"Magic as we know it is a highly ethical form of deception..."

"For Teller (that's his full legal name), 
magic is more than entertainment."

"Magic as we know it is a highly ethical form of deception, a form of play in which the deceiver and deceived agree to the terms of a playful conflict... 

Modern magic is a mimesis of an impossible action that looks so much like reality that the audience is put into a state of pleasurably uncomfortable imbalance when they seem to be in the presence of what they know cannot exist.

To my mind, magic has no more to do with fantasy than any other art form. I can easily see a case for saying that movies are fantasies turned into pictures. But magic is different. It constantly invites us to test what we see against what we know. Its subject is not fantasy, but reality, examined through contradiction."
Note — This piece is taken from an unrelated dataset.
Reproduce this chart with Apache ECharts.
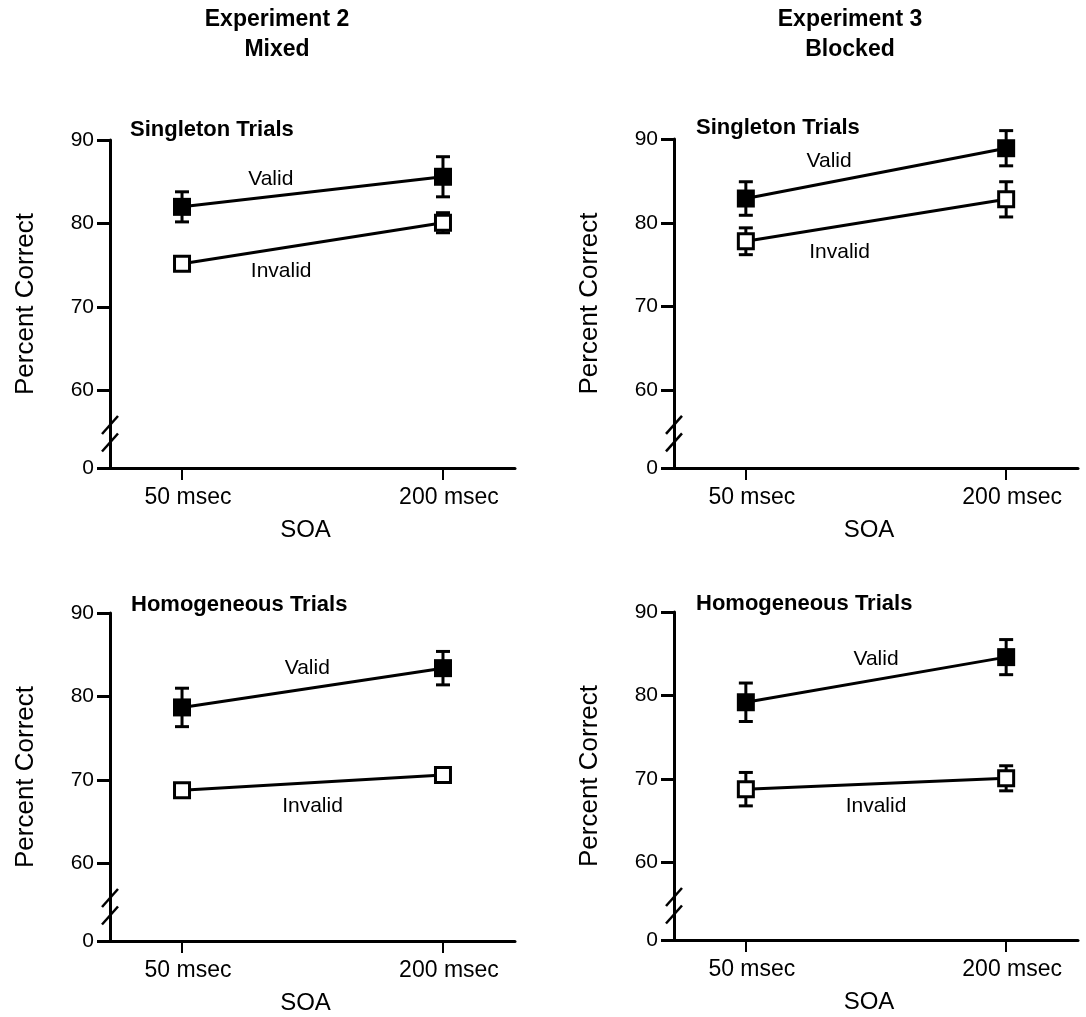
<!DOCTYPE html>
<html>
<head>
<meta charset="utf-8">
<script src="https://cdn.jsdelivr.net/npm/echarts@6/dist/echarts.min.js"></script>
<style>
html,body{margin:0;padding:0;background:#fff;}
#chart{width:1086px;height:1017px;}
</style>
</head>
<body>
<div id="chart"></div>
<script>
// ---- data ----
const categories = ['50 msec', '200 msec'];
const yTickValues = [60, 70, 80, 90];
const yBreakBottom = 50.75;           // axis position shown with the "0" label (below the break)
const columnTitles = ['Experiment 2\nMixed', 'Experiment 3\nBlocked'];
const panelTitles = ['Singleton Trials', 'Singleton Trials', 'Homogeneous Trials', 'Homogeneous Trials'];

const exp2SingletonValid = [82.0, 85.6];
const exp2SingletonValidErr = [1.8, 2.4];
const exp2SingletonInvalid = [75.2, 80.1];
const exp2SingletonInvalidErr = [0.5, 1.2];

const exp3SingletonValid = [82.9, 88.9];
const exp3SingletonValidErr = [2.0, 2.1];
const exp3SingletonInvalid = [77.8, 82.8];
const exp3SingletonInvalidErr = [1.6, 2.1];

const exp2HomogValid = [78.7, 83.4];
const exp2HomogValidErr = [2.3, 2.0];
const exp2HomogInvalid = [68.8, 70.6];
const exp2HomogInvalidErr = [0.8, 0.7];

const exp3HomogValid = [79.2, 84.6];
const exp3HomogValidErr = [2.3, 2.1];
const exp3HomogInvalid = [68.8, 70.1];
const exp3HomogInvalidErr = [2.0, 1.5];

// annotation anchors in data space [x, y]
const validLabelAt = [[0.34, 85.3], [0.32, 87.3], [0.48, 83.4], [0.5, 84.3]];
const invalidLabelAt = [[0.38, 74.3], [0.36, 76.5], [0.5, 66.9], [0.5, 66.8]];

const panels = [
  {valid: exp2SingletonValid, validErr: exp2SingletonValidErr, invalid: exp2SingletonInvalid, invalidErr: exp2SingletonInvalidErr},
  {valid: exp3SingletonValid, validErr: exp3SingletonValidErr, invalid: exp3SingletonInvalid, invalidErr: exp3SingletonInvalidErr},
  {valid: exp2HomogValid, validErr: exp2HomogValidErr, invalid: exp2HomogInvalid, invalidErr: exp2HomogInvalidErr},
  {valid: exp3HomogValid, validErr: exp3HomogValidErr, invalid: exp3HomogInvalid, invalidErr: exp3HomogInvalidErr}
];

// ---- layout ----
const FONT = "'Liberation Sans', Arial, Helvetica, sans-serif";
const grids = [
  {left: 110, top: 140, width: 405, height: 328},
  {left: 674, top: 139, width: 404, height: 329},
  {left: 110, top: 613, width: 405, height: 328},
  {left: 674, top: 612, width: 404, height: 328}
];
const XMIN = -0.276, XMAX = 1.276;
const titlePos = [[125, 114], [691, 112], [126, 589], [691, 588]];
const colTitlePos = [272, 845];

const chart = echarts.init(document.getElementById('chart'), null, {renderer: 'canvas'});

const option = {
  backgroundColor: '#fff',
  animation: false,
  textStyle: {fontFamily: FONT, color: '#000'},
  title: [],
  grid: grids.map(g => Object.assign({containLabel: false}, g)),
  xAxis: [],
  yAxis: [],
  series: []
};

columnTitles.forEach((t, i) => {
  option.title.push({
    text: t, left: colTitlePos[i], top: 0, textAlign: 'center',
    textStyle: {fontFamily: FONT, fontSize: 23, fontWeight: 'bold', color: '#000', lineHeight: 30, align: 'center'}
  });
});
panelTitles.forEach((t, i) => {
  option.title.push({
    text: t, left: titlePos[i][0], top: titlePos[i][1],
    textStyle: {fontFamily: FONT, fontSize: 22, fontWeight: 'bold', color: '#000'}
  });
});

const yLabelValues = [yBreakBottom].concat(yTickValues);

grids.forEach((g, i) => {
  option.xAxis.push({
    gridIndex: i, type: 'value', min: XMIN, max: XMAX,
    name: 'SOA', nameLocation: 'middle', nameGap: 50,
    nameTextStyle: {fontFamily: FONT, fontSize: 24, color: '#000', padding: [0, 14, 0, 0]},
    axisLine: {show: true, onZero: false, lineStyle: {color: '#000', width: 3}},
    axisTick: {show: true, customValues: [0, 1], length: 12, lineStyle: {color: '#000', width: 2}},
    axisLabel: {show: true, customValues: [0, 1], formatter: v => categories[Math.round(v)],
      fontFamily: FONT, fontSize: 23, color: '#000', margin: 18, padding: [0, 0, 0, 12]},
    splitLine: {show: false}
  });
  option.yAxis.push({
    gridIndex: i, type: 'value', min: yBreakBottom, max: 90,
    name: 'Percent Correct', nameLocation: 'middle', nameRotate: 90, nameGap: 71,
    nameTextStyle: {fontFamily: FONT, fontSize: 26, color: '#000'},
    axisLine: {show: true, onZero: false, lineStyle: {color: '#000', width: 3}},
    axisTick: {show: true, customValues: yLabelValues, length: 13, lineStyle: {color: '#000', width: 3}},
    axisLabel: {show: true, customValues: yLabelValues,
      formatter: v => (v < 55 ? '0' : String(Math.round(v))),
      fontFamily: FONT, fontSize: 21, color: '#000', margin: 16},
    splitLine: {show: false}
  });

  const p = panels[i];
  const errData = [];
  [[p.valid, p.validErr], [p.invalid, p.invalidErr]].forEach(([vals, errs]) => {
    vals.forEach((v, k) => errData.push([k, v - errs[k], v + errs[k]]));
  });
  option.series.push({
    type: 'custom', xAxisIndex: i, yAxisIndex: i, z: 1,
    data: errData,
    renderItem: function (params, api) {
      const x = api.value(0);
      const lo = api.coord([x, api.value(1)]);
      const hi = api.coord([x, api.value(2)]);
      const cap = 7;
      const style = {stroke: '#000', lineWidth: 3};
      return {type: 'group', children: [
        {type: 'line', shape: {x1: lo[0], y1: lo[1], x2: hi[0], y2: hi[1]}, style: style},
        {type: 'line', shape: {x1: lo[0] - cap, y1: lo[1], x2: lo[0] + cap, y2: lo[1]}, style: style},
        {type: 'line', shape: {x1: hi[0] - cap, y1: hi[1], x2: hi[0] + cap, y2: hi[1]}, style: style}
      ]};
    }
  });
  const mkLabel = (txt, at) => ({
    data: [{coord: at, symbol: 'circle', symbolSize: 0,
      label: {show: true, position: 'inside', formatter: txt, fontFamily: FONT, fontSize: 21, color: '#000'}}],
    silent: true, animation: false
  });
  option.series.push({
    type: 'line', xAxisIndex: i, yAxisIndex: i, z: 3,
    data: p.valid.map((v, k) => [k, v]),
    symbol: 'rect', symbolSize: 18,
    itemStyle: {color: '#000', borderColor: '#000', borderWidth: 0},
    lineStyle: {color: '#000', width: 3},
    markPoint: mkLabel('Valid', validLabelAt[i])
  });
  option.series.push({
    type: 'line', xAxisIndex: i, yAxisIndex: i, z: 3,
    data: p.invalid.map((v, k) => [k, v]),
    symbol: 'rect', symbolSize: 15,
    itemStyle: {color: '#fff', borderColor: '#000', borderWidth: 3},
    lineStyle: {color: '#000', width: 3},
    markPoint: mkLabel('Invalid', invalidLabelAt[i])
  });
});

chart.setOption(option);

// axis break marks ("//") on each y axis, located through the axis scale
const breakVals = [55.9, 53.8];
const gfx = [];
grids.forEach((g, i) => {
  breakVals.forEach(bv => {
    const pt = chart.convertToPixel({gridIndex: i}, [XMIN, bv]);
    gfx.push({type: 'line', z: 10,
      shape: {x1: pt[0] - 8, y1: pt[1] + 9, x2: pt[0] + 8, y2: pt[1] - 9},
      style: {stroke: '#000', lineWidth: 2.5}});
  });
});
chart.setOption({graphic: gfx});
</script>
</body>
</html>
Read the entire interview with magician Teller at iTricks Magic News>> 

The photo of Teller by Carlos Serrao is from an article in Wired Magazine called Magic and the Brain: Teller Reveals the Neuroscience of Illusion.  A quote:

"For Teller (that's his full legal name), magic is more than entertainment. He wants his tricks to reveal the everyday fraud of perception so that people become aware of the tension between what is and what seems to be. Our brains don't see everything—the world is too big, too full of stimuli. So the brain takes shortcuts, constructing a picture of reality with relatively simple algorithms for what things are supposed to look like. Magicians capitalize on those rules. "Every time you perform a magic trick, you're engaging in experimental psychology," Teller says. "If the audience asks, 'How the hell did he do that?' then the experiment was successful. I've exploited the efficiencies of your mind."